Ты хорошо поставила работу. Зачем тебе уходить?

— Я разочаровалась в своей работе и не хочу ее продолжать. Я потеряю уважение к себе, если останусь здесь.

— И что же ты намерена делать?

— Я хочу быть учительницей. Возможно придется поехать в Сибирь. Нюра Ненашева (сестра Д. В.) зовет меня—она хорошо там устроилась.

— Не вздумай отправляться в Сибирь теперь. Везде устраиваются до начала учебного года, а в середине может не оказаться вакансии—это во-первых. Во-вторых, у нас стоят трескучие морозы, а в Сибири они сильней. Подумай. Я проживу здесь еще три дня. Перед отъездом я решу вопрос так, как ты захочешь.

 

Через три дня Турапин поехал в короткую командировку в соседнюю Уваровскую волость. Меня от работы освободил, но взял слово, что я заеду в Борисоглебск.

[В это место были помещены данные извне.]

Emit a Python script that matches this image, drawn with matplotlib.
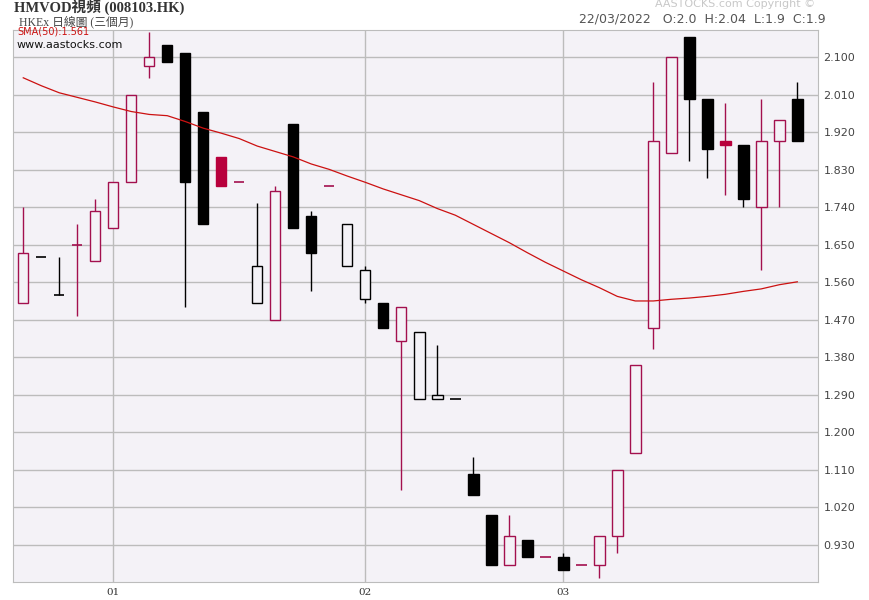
"""
HMVOD daily candlestick chart (3 months)
"""

import matplotlib
matplotlib.use("Agg")
import matplotlib.pyplot as plt
import numpy as np

opens = [1.51, 1.62, 1.53, 1.65, 1.61, 1.69, 1.80, 2.08, 2.13, 2.11,
         1.97, 1.86, 1.80, 1.51, 1.47, 1.94, 1.72, 1.79, 1.60, 1.52,
         1.51, 1.42, 1.28, 1.28, 1.28, 1.10, 1.00, 0.88, 0.94, 0.90,
         0.90, 0.88, 0.88, 0.95, 1.15, 1.45, 1.87, 2.15, 2.00, 1.90,
         1.89, 1.74, 1.90, 2.00]
highs = [1.74, 1.62, 1.62, 1.70, 1.76, 1.80, 2.01, 2.16, 2.13, 2.11,
         1.97, 1.86, 1.80, 1.75, 1.79, 1.94, 1.73, 1.79, 1.70, 1.60,
         1.51, 1.50, 1.44, 1.41, 1.28, 1.14, 1.00, 1.00, 0.94, 0.90,
         0.91, 0.88, 0.95, 1.11, 1.36, 2.04, 2.10, 2.15, 2.00, 1.99,
         1.89, 2.00, 1.95, 2.04]
lows = [1.51, 1.62, 1.53, 1.48, 1.61, 1.69, 1.80, 2.05, 2.09, 1.50,
        1.70, 1.79, 1.80, 1.51, 1.47, 1.69, 1.54, 1.79, 1.60, 1.51,
        1.45, 1.06, 1.28, 1.28, 1.28, 1.05, 0.88, 0.88, 0.90, 0.90,
        0.87, 0.88, 0.85, 0.91, 1.15, 1.40, 1.87, 1.85, 1.81, 1.77,
        1.74, 1.59, 1.74, 1.90]
closes = [1.63, 1.62, 1.53, 1.65, 1.73, 1.80, 2.01, 2.10, 2.09, 1.80,
          1.70, 1.79, 1.80, 1.60, 1.78, 1.69, 1.63, 1.79, 1.70, 1.59,
          1.45, 1.50, 1.44, 1.29, 1.28, 1.05, 0.88, 0.95, 0.90, 0.90,
          0.87, 0.88, 0.95, 1.11, 1.36, 1.90, 2.10, 2.00, 1.88, 1.89,
          1.76, 1.90, 1.95, 1.90]
sma50 = [2.051, 2.032, 2.015, 2.004, 1.993, 1.981, 1.970, 1.963, 1.960, 1.946,
         1.930, 1.918, 1.905, 1.887, 1.874, 1.861, 1.844, 1.831, 1.815, 1.800,
         1.784, 1.770, 1.756, 1.737, 1.721, 1.699, 1.677, 1.655, 1.631, 1.608,
         1.587, 1.566, 1.547, 1.526, 1.515, 1.515, 1.519, 1.522, 1.526, 1.531,
         1.538, 1.544, 1.554, 1.561]

month_idx = [5, 19, 30]
month_labels = ["01", "02", "03"]
y_ticks = [0.93, 1.02, 1.11, 1.20, 1.29, 1.38, 1.47, 1.56, 1.65, 1.74,
           1.83, 1.92, 2.01, 2.10]

BG = "#f4f2f7"
GRID = "#bcbcbc"
UP = "#a3104e"
UP_FILL = "#b8003c"
DOWN = "#000000"
SERIF_CJK = ["Liberation Serif", "Noto Sans CJK TC"]

fig = plt.figure(figsize=(8.7, 6), dpi=100, facecolor="white")
ax = fig.add_axes([13 / 870, 18 / 600, 805 / 870, 552.5 / 600])
ax.set_facecolor(BG)

n = len(closes)
x = np.arange(n)
w = 0.58
for i in range(n):
    o, h, l, c = opens[i], highs[i], lows[i], closes[i]
    prev = closes[i - 1] if i > 0 else o
    col = UP if c >= prev else DOWN
    ax.vlines(i, l, h, color=col, linewidth=1, zorder=2)
    if abs(c - o) < 1e-9:
        ax.hlines(c, i - w / 2, i + w / 2, color=col, linewidth=1.2, zorder=3)
    elif c < o:
        face = UP_FILL if col == UP else DOWN
        ax.bar(i, o - c, bottom=c, width=w, facecolor=face, edgecolor=face,
               linewidth=1, zorder=3)
    else:
        ax.bar(i, c - o, bottom=o, width=w, facecolor=BG, edgecolor=col,
               linewidth=1, zorder=3)

ax.plot(x, sma50, color="#cc1111", linewidth=0.9, zorder=4)

ax.set_xlim(-0.57, 44.15)
ax.set_ylim(0.84, 2.167)
ax.set_xticks(month_idx)
ax.set_xticklabels(month_labels, fontsize=7.5, color="#333333", family="DejaVu Serif")
ax.set_yticks(y_ticks)
ax.set_yticklabels([f"{v:.3f}" for v in y_ticks], fontsize=8, color="#444444")
ax.yaxis.tick_right()
ax.tick_params(length=0, pad=4)
ax.grid(True, color=GRID, linewidth=1)
ax.set_axisbelow(True)
for spine in ax.spines.values():
    spine.set_color(GRID)

fig.text(14 / 870, 1 - 7 / 600, "HMVOD視頻 (008103.HK)", fontsize=10.5,
         fontweight="bold", color="#333333", va="center", family=SERIF_CJK)
fig.text(19 / 870, 1 - 21.5 / 600, "HKEx 日線圖 (三個月)", fontsize=8.5,
         color="#444444", va="center", family=SERIF_CJK)
fig.text(17 / 870, 1 - 32 / 600, "SMA(50):1.561", fontsize=7, color="#cc1111",
         va="center")
fig.text(17 / 870, 1 - 45 / 600, "www.aastocks.com", fontsize=8, color="#111111",
         va="center")
fig.text(826 / 870, 1 - 19 / 600, "22/03/2022   O:2.0  H:2.04  L:1.9  C:1.9",
         fontsize=9, color="#555555", va="center", ha="right")
fig.text(815 / 870, 1 - 4 / 600, "AASTOCKS.com Copyright ©", fontsize=8,
         color="#c8c8c8", va="center", ha="right")

fig.savefig("out.png", dpi=100, facecolor=fig.get_facecolor())
plt.close(fig)
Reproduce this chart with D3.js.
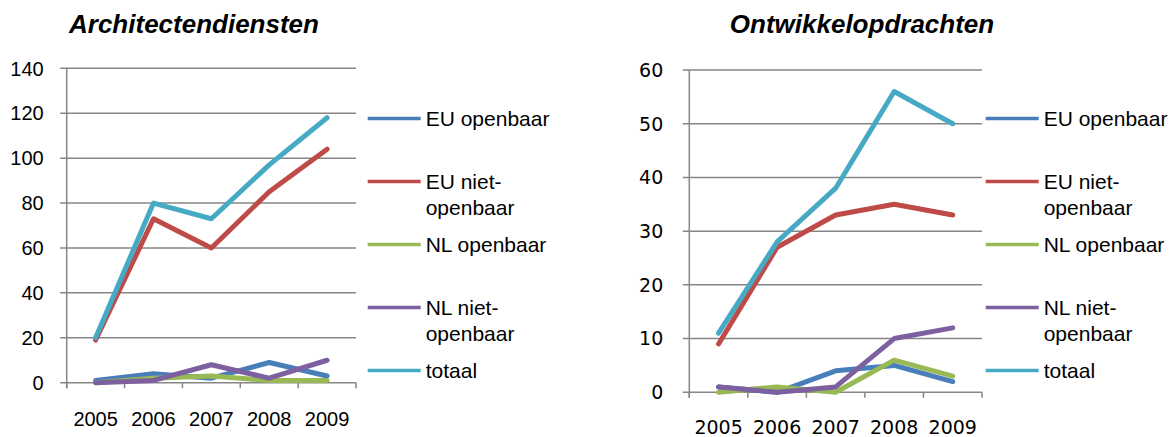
<!DOCTYPE html>
<html><head><meta charset="utf-8">
<script src="https://cdn.jsdelivr.net/npm/d3@7"></script>
<style>body{margin:0;background:#fff}svg{display:block}</style>
</head><body>
<svg id="c" width="1170" height="437"></svg>
<script>
const years = ["2005","2006","2007","2008","2009"];
const seriesNames = ["EU openbaar","EU niet-openbaar","NL openbaar","NL niet-openbaar","totaal"];
const legendLines = [["EU openbaar"],["EU niet-","openbaar"],["NL openbaar"],["NL niet-","openbaar"],["totaal"]];
const colors = ["#4a7ebb","#be4b48","#98b954","#7d60a0","#46aac5"];

const archTitle = "Architectendiensten";
const archEUopen = [1,4,2,9,3];
const archEUniet = [19,73,60,85,104];
const archNLopen = [0,2,3,1,1];
const archNLniet = [0,1,8,2,10];
const archTotaal = [20,80,73,97,118];
const archTicks = [0,20,40,60,80,100,120,140];

const ontTitle = "Ontwikkelopdrachten";
const ontEUopen = [1,0,4,5,2];
const ontEUniet = [9,27,33,35,33];
const ontNLopen = [0,1,0,6,3];
const ontNLniet = [1,0,1,10,12];
const ontTotaal = [11,28,38,56,50];
const ontTicks = [0,10,20,30,40,50,60];

const svg = d3.select("#c");

function drawChart(o){
  const g = svg.append("g");
  const x = d3.scaleBand().domain(years).range([o.x0,o.x1]);
  const y = d3.scaleLinear().domain([0,d3.max(o.ticks)]).range([o.y0,o.y1]);
  // gridlines
  g.append("g").selectAll("line").data(o.ticks).join("line")
    .attr("x1",o.x0-6.5).attr("x2",o.x1)
    .attr("y1",d=>y(d)).attr("y2",d=>y(d))
    .attr("stroke","#868686").attr("stroke-width",1.5);
  // y axis line
  g.append("line").attr("x1",o.x0).attr("x2",o.x0).attr("y1",y(d3.max(o.ticks))).attr("y2",o.y0+5.5)
    .attr("stroke","#868686").attr("stroke-width",1.5);
  // x ticks at band boundaries
  const bounds = years.map(d=>x(d)).concat([o.x1]);
  g.append("g").selectAll("line").data(bounds).join("line")
    .attr("x1",d=>d).attr("x2",d=>d).attr("y1",o.y0).attr("y2",o.y0+5.5)
    .attr("stroke","#868686").attr("stroke-width",1.5);
  // y labels
  g.append("g").selectAll("text").data(o.ticks).join("text")
    .attr("x",o.x0-o.ylabOff).attr("y",d=>y(d)).attr("dy","0.36em")
    .attr("text-anchor","end").attr("font-family",o.axisFont).attr("font-size",o.axisSize)
    .attr("fill","#000").text(d=>d);
  // x labels
  g.append("g").selectAll("text").data(years).join("text")
    .attr("x",d=>x(d)+x.bandwidth()/2).attr("y",o.xlabY)
    .attr("text-anchor","middle").attr("font-family",o.axisFont).attr("font-size",o.axisSize)
    .attr("fill","#000").text(d=>d);
  // lines
  const line = d3.line().x((d,i)=>x(years[i])+x.bandwidth()/2).y(d=>y(d));
  g.append("g").selectAll("path").data(o.series).join("path")
    .attr("d",d=>line(d)).attr("fill","none")
    .attr("stroke",(d,i)=>colors[i]).attr("stroke-width",5)
    .attr("stroke-linejoin","round").attr("stroke-linecap","round");
  // title
  g.append("text").attr("x",o.titleX).attr("y",33).attr("text-anchor","middle")
    .attr("font-family","Liberation Sans, Arial, sans-serif").attr("font-size",26)
    .attr("font-weight","bold").attr("font-style","italic").text(o.title);
  // legend
  const lg = g.append("g");
  legendLines.forEach((lines,i)=>{
    const ly = 118 + i*63;
    lg.append("line").attr("x1",o.legX).attr("x2",o.legX+53).attr("y1",ly+0.5).attr("y2",ly+0.5)
      .attr("stroke",colors[i]).attr("stroke-width",3.5);
    const t = lg.append("text").attr("font-family","Liberation Sans, Arial, sans-serif")
      .attr("font-size",21).attr("fill","#000");
    lines.forEach((s,j)=>{
      t.append("tspan").attr("x",o.legX+58).attr("y",ly+j*26.7).attr("dy","0.36em").text(s);
    });
  });
}

drawChart({
  title: archTitle, titleX: 194,
  series: [archEUopen,archEUniet,archNLopen,archNLniet,archTotaal],
  ticks: archTicks,
  x0: 66.7, x1: 356, y0: 382.7, y1: 68.3,
  ylabOff: 23, xlabY: 426,
  axisFont: "Liberation Sans, Arial, sans-serif", axisSize: 20,
  legX: 367.7
});
drawChart({
  title: ontTitle, titleX: 862,
  series: [ontEUopen,ontEUniet,ontNLopen,ontNLniet,ontTotaal],
  ticks: ontTicks,
  x0: 689.3, x1: 982, y0: 392.3, y1: 70,
  ylabOff: 26, xlabY: 434,
  axisFont: "DejaVu Sans, Verdana, sans-serif", axisSize: 19,
  legX: 985.7
});
</script>
</body></html>
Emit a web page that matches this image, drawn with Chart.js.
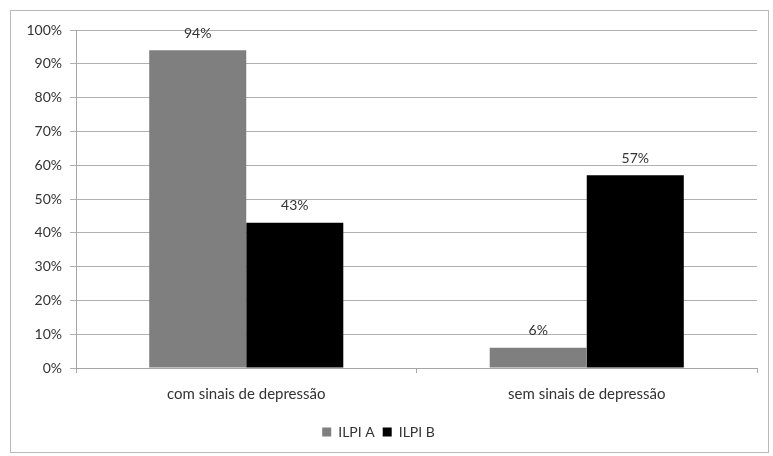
<!DOCTYPE html>
<html>
<head>
<meta charset="utf-8">
<script src="https://cdn.jsdelivr.net/npm/chart.js"></script>
<style>
  body { margin: 0; background: #fff; }
  #wrap { position: relative; width: 773px; height: 456px; }
  #frame { position: absolute; left: 10px; top: 10px; width: 757px; height: 441px; border: 1px solid #b8b8b8; }
  canvas { position: absolute; left: 0; top: 0; }
</style>
</head>
<body>
<div id="wrap">
  <div id="frame"></div>
  <canvas id="chart" width="773" height="456"></canvas>
</div>
<script>
// categories and values
const categories = ["com sinais de depressão", "sem sinais de depressão"];
const ilpiA = [94, 6];
const ilpiB = [43, 57];
const seriesNames = ["ILPI A", "ILPI B"];

// draws the percentage above every bar
const barLabels = {
  id: "barLabels",
  afterDatasetsDraw(chart) {
    const c = chart.ctx;
    c.save();
    c.font = "14px Lato, sans-serif";
    c.fillStyle = "#333333";
    c.textAlign = "center";
    c.textBaseline = "middle";
    chart.data.datasets.forEach((ds, i) => {
      chart.getDatasetMeta(i).data.forEach((bar, j) => {
        c.fillText(ds.data[j] + "%", bar.x, bar.y - 17);
      });
    });
    c.restore();
  }
};

Chart.defaults.font.family = "Lato, sans-serif";
Chart.defaults.font.size = 14;
Chart.defaults.color = "#333333";

const ctx = document.getElementById("chart").getContext("2d");
new Chart(ctx, {
  type: "bar",
  data: {
    labels: categories,
    datasets: [
      { label: seriesNames[0], data: ilpiA, backgroundColor: "#7f7f7f" },
      { label: seriesNames[1], data: ilpiB, backgroundColor: "#000000" }
    ]
  },
  options: {
    responsive: false,
    animation: false,
    layout: { padding: { top: 30, right: 16, bottom: 7, left: 0 } },
    datasets: { bar: { categoryPercentage: 0.57, barPercentage: 1.0 } },
    scales: {
      x: {
        grid: { display: true, drawOnChartArea: false, offset: true, color: "#a6a6a6", tickLength: 5 },
        border: { color: "#a6a6a6" },
        ticks: { padding: 12, color: "#333333", font: { size: 15 } },
        afterFit: (s) => { s.height = 49; }
      },
      y: {
        min: 0,
        max: 100,
        ticks: { stepSize: 10, callback: (v) => v + "%", padding: 8, color: "#333333" },
        grid: { color: "#b0b0b0", tickLength: 6 },
        border: { color: "#a6a6a6" },
        afterFit: (s) => { s.width = 76; }
      }
    },
    plugins: {
      legend: {
        position: "bottom",
        labels: { boxWidth: 9, boxHeight: 9, padding: 8, color: "#333333", font: { size: 14 } }
      },
      tooltip: { enabled: false }
    }
  },
  plugins: [barLabels]
});
</script>
</body>
</html>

В Борисоглебске Турапин повторил свое обещание — с нового учебного года назначить меня учительницей в хорошую районную школу, а сейчас такой вакансии нет. (в Сибири тоже может не быть). Ты умеешь хорошо смеяться. Я тебе рекомендую, а если хочешь прошу, поехать в одно место, где нужен хороший смех.

И я с новым направлением поехала в Марьинку.

В 30-ти верстах от Борисоглебска в красивой долинке расположена Марьинка—это один из хуторов князя Волконского, где жил его управляющий. В настоящее время в Марьинке находилась сельско-хозяйственная детская колония.